In fact, it can be very difficult, if not impossible, to win a disability claim on Texas’s death row. John Blume, a law professor at Cornell University, has studied how Atkins appeals are handled in courts around the country.
“From reading the decisions,” in states like Texas, Blume says, “sometimes it’s frustrating to read it and see the lengths to which sometimes judges will go to, to have a person whom I think any rational clinician would say has mental retardation and say, ‘No no, they’re not.’”
Blume believes one person who probably wouldn’t pass Judge Cochran’s so-called “Lennie test” is Lennie himself.
“I mean, after he accidentally strangles the young woman, he tries to cover it up. That’s one of the factors the Briseño opinion cites as evidence that somebody doesn’t have mental retardation. They would look into the fact, “well, he worked. He worked as a farm hand. He was gainfully employed.”

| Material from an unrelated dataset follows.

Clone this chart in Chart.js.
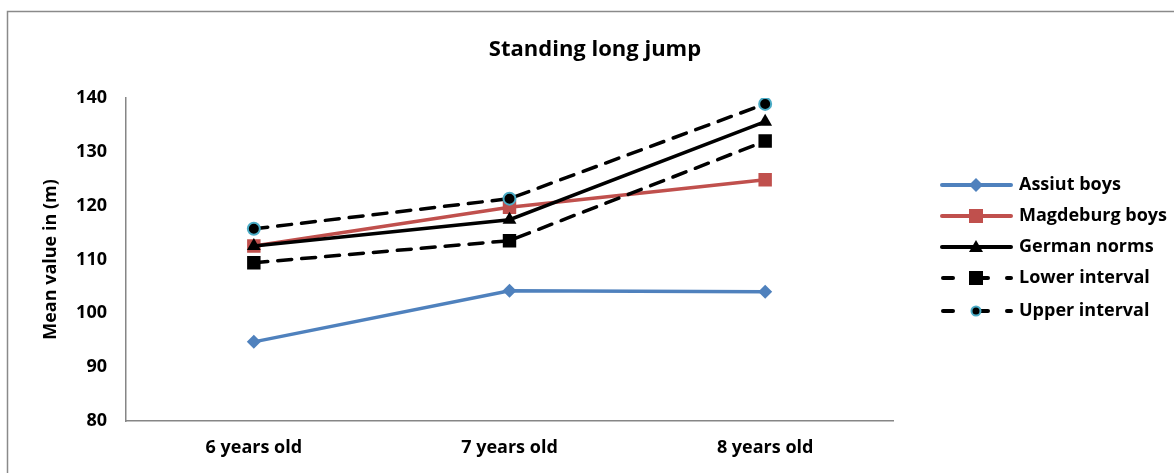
<!DOCTYPE html>
<html>
<head>
<meta charset="utf-8">
<script src="https://cdn.jsdelivr.net/npm/chart.js@4/dist/chart.umd.min.js"></script>
<style>
html,body{margin:0;padding:0;background:#fff;}
#wrap{position:relative;width:1174px;height:473px;}
</style>
</head>
<body>
<div id="wrap"><canvas id="c" width="1174" height="473"></canvas></div>
<script>
const categories = ['6 years old', '7 years old', '8 years old'];
const assiutBoys = [94.7, 104.2, 104.0];
const magdeburgBoys = [112.5, 119.7, 124.8];
const germanNorms = [112.5, 117.4, 135.6];
const lowerInterval = [109.4, 113.5, 132.0];
const upperInterval = [115.7, 121.3, 138.9];
const yTicks = [80, 90, 100, 110, 120, 130, 140];
const titleText = 'Standing long jump';
const yTitle = 'Mean value in (m)';

const FONT = '"Open Sans", "Noto Sans", sans-serif';

const datasets = [
  {label:'Assiut boys', data:assiutBoys, borderColor:'#4F81BD', backgroundColor:'#4F81BD',
   pointStyle:'rectRot', pointRadius:7, pointBorderWidth:0, borderWidth:3.5, pointBackgroundColor:'#4F81BD'},
  {label:'Magdeburg boys', data:magdeburgBoys, borderColor:'#C0504D', backgroundColor:'#C0504D',
   pointStyle:'rect', pointRadius:9.5, pointBorderWidth:0, borderWidth:3.5, pointBackgroundColor:'#C0504D'},
  {label:'German norms', data:germanNorms, borderColor:'#000', backgroundColor:'#000',
   pointStyle:'triangle', pointRadius:8, pointBorderWidth:0, borderWidth:3.5, pointBackgroundColor:'#000'},
  {label:'Lower interval', data:lowerInterval, borderColor:'#000', backgroundColor:'#000', borderDash:[14,10],
   pointStyle:'rect', pointRadius:9.5, pointBorderWidth:0, borderWidth:3.5, pointBackgroundColor:'#000'},
  {label:'Upper interval', data:upperInterval, borderColor:'#000', backgroundColor:'#000', borderDash:[14,10],
   pointStyle:'circle', pointRadius:6, pointBorderWidth:2, pointBorderColor:'#4BACC6', borderWidth:3.5, pointBackgroundColor:'#000'}
];
datasets.forEach((d, i) => { d.tension = 0; d.fill = false; d.borderCapStyle = 'round'; d.pointHoverRadius = d.pointRadius; d.order = datasets.length - i; });

const decor = {
  id:'decor',
  beforeDraw(chart){
    const ctx = chart.ctx;
    ctx.save();
    ctx.fillStyle = '#fff';
    ctx.fillRect(0,0,chart.width,chart.height);
    ctx.strokeStyle = '#8a8a8a';
    ctx.lineWidth = 1.5;
    ctx.strokeRect(7.5, 11.5, 1200, 500);
    ctx.restore();
  },
  afterDraw(chart){
    const ctx = chart.ctx;
    ctx.save();
    ctx.fillStyle = '#000';
    ctx.font = 'bold 22px ' + FONT;
    ctx.textAlign = 'center';
    ctx.textBaseline = 'middle';
    ctx.fillText(titleText, 595, 50);
    const ys = [185, 216, 247, 278, 311];
    datasets.forEach((ds, i) => {
      const y = ys[i];
      const x0 = 942, x1 = 1011, xm = 976;
      ctx.save();
      ctx.strokeStyle = ds.borderColor;
      ctx.lineWidth = 4;
      ctx.lineCap = 'round';
      if (ds.borderDash) {
        ctx.beginPath(); ctx.moveTo(943, y); ctx.lineTo(953, y); ctx.stroke();
        ctx.beginPath(); ctx.moveTo(980, y); ctx.lineTo(988, y); ctx.stroke();
        ctx.beginPath(); ctx.moveTo(1007, y); ctx.lineTo(1011, y); ctx.stroke();
      } else {
        ctx.beginPath(); ctx.moveTo(x0, y); ctx.lineTo(x1, y); ctx.stroke();
      }
      ctx.restore();
      ctx.save();
      ctx.fillStyle = ds.pointBackgroundColor;
      ctx.strokeStyle = ds.pointBorderColor || ds.pointBackgroundColor;
      ctx.lineWidth = ds.pointBorderWidth || 0;
      ctx.beginPath();
      const st = ds.pointStyle;
      if (st === 'rectRot') { ctx.moveTo(xm, y-7); ctx.lineTo(xm+7, y); ctx.lineTo(xm, y+7); ctx.lineTo(xm-7, y); ctx.closePath(); ctx.fill(); }
      else if (st === 'rect') { ctx.rect(xm-7, y-7, 14, 14); ctx.fill(); }
      else if (st === 'triangle') { ctx.moveTo(xm, y-7); ctx.lineTo(xm+7, y+5); ctx.lineTo(xm-7, y+5); ctx.closePath(); ctx.fill(); }
      else if (st === 'circle') { ctx.arc(xm, y, 4.5, 0, Math.PI*2); ctx.fill(); if (ctx.lineWidth) ctx.stroke(); }
      ctx.restore();
      ctx.fillStyle = '#000';
      ctx.font = 'bold 18px ' + FONT;
      ctx.textAlign = 'left';
      ctx.textBaseline = 'middle';
      ctx.fillText(ds.label, 1019, y);
    });
    ctx.restore();
  }
};

new Chart(document.getElementById('c'), {
  type:'line',
  data:{labels:categories, datasets:datasets},
  plugins:[decor],
  options:{
    responsive:false,
    animation:false,
    events:[],
    layout:{padding:{left:8, right:281, top:98, bottom:0}},
    plugins:{legend:{display:false}, title:{display:false}, tooltip:{enabled:false}},
    scales:{
      x:{
        offset:true,
        grid:{display:false, drawTicks:false},
        border:{display:true, color:'#868686', width:1.5},
        ticks:{color:'#000', font:{family:FONT, size:18, weight:'bold'}, padding:16},
        afterFit(s){ s.height = 52; }
      },
      y:{
        min:80, max:140,
        afterBuildTicks(s){ s.ticks = yTicks.map(v => ({value:v})); },
        grid:{display:false, drawTicks:false},
        border:{display:true, color:'#868686', width:1.5},
        ticks:{color:'#000', font:{family:FONT, size:18, weight:'bold'}, padding:19},
        title:{display:true, text:yTitle, color:'#000', font:{family:FONT, size:18, weight:'bold'}, padding:{top:32,bottom:0}},
        afterFit(s){ s.width = 118; }
      }
    }
  }
});
</script>
</body>
</html>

And Blume is not speaking abstractly here. Texas death row inmate Marvin Wilson had an IQ of 61, putting him at the bottom one-percent of human intelligence; he was diagnosed with serious intellectual disabilities.
A court-appointed doctor testified that Wilson could barely read, write, or handle money. But a lower court ruled he “functioned sufficiently in his younger years to hold jobs [and] get a driver’s license.”
Attorney Lee Kovarsky represented Wilson. “The [lower] court invoked under one of the factors that the client was not mentally retarded because he was married and had a child, as if human love and reproduction was something that people with mental retardation are not capable of.”
As Of Mice and Men ends, Lennie is hiding out in a grove of trees. George finds Lennie before a vigilante posse can hunt him down. He tells Lennie his favorite story about their imaginary future together, one in which Lennie will be able to raise rabbits. Then George pulls out a gun.
“The reason George shoots Lennie is because he knows if he gets caught, [execution] is exactly what will happen to him,” says John Steinbeck’s son, Thomas Steinbeck. In 2012, he found out about the Texas ruling that cites his father’s work. Thomas Steinbeck says his father opposed the death penalty, and the younger Steinbeck issued a statement condemning the Texas courts.
“To judge anything based on a piece of fiction I think is a stretch,” says Thomas Steinbeck. “And I think it would’ve made my father extremely angry.”
His outrage does not faze Judge Cochran.
“I think [John Steinbeck] would be pleased that the world recognizes that Lennie is a gentle giant who is not morally culpable, and that people like Lennie, people who are not the worst of the worst…should never be subject to the death penalty even though they might have caused someone’s death,” she says.
Cochran admits she’s far more comfortable interpreting the law than writing it, and she wishes Texas lawmakers would get around to defining intellectual disabilities for death row appeals. But for now, or at least until the Supreme Court changes it, her ruling—including Lennie Small–is the law of the land in Texas.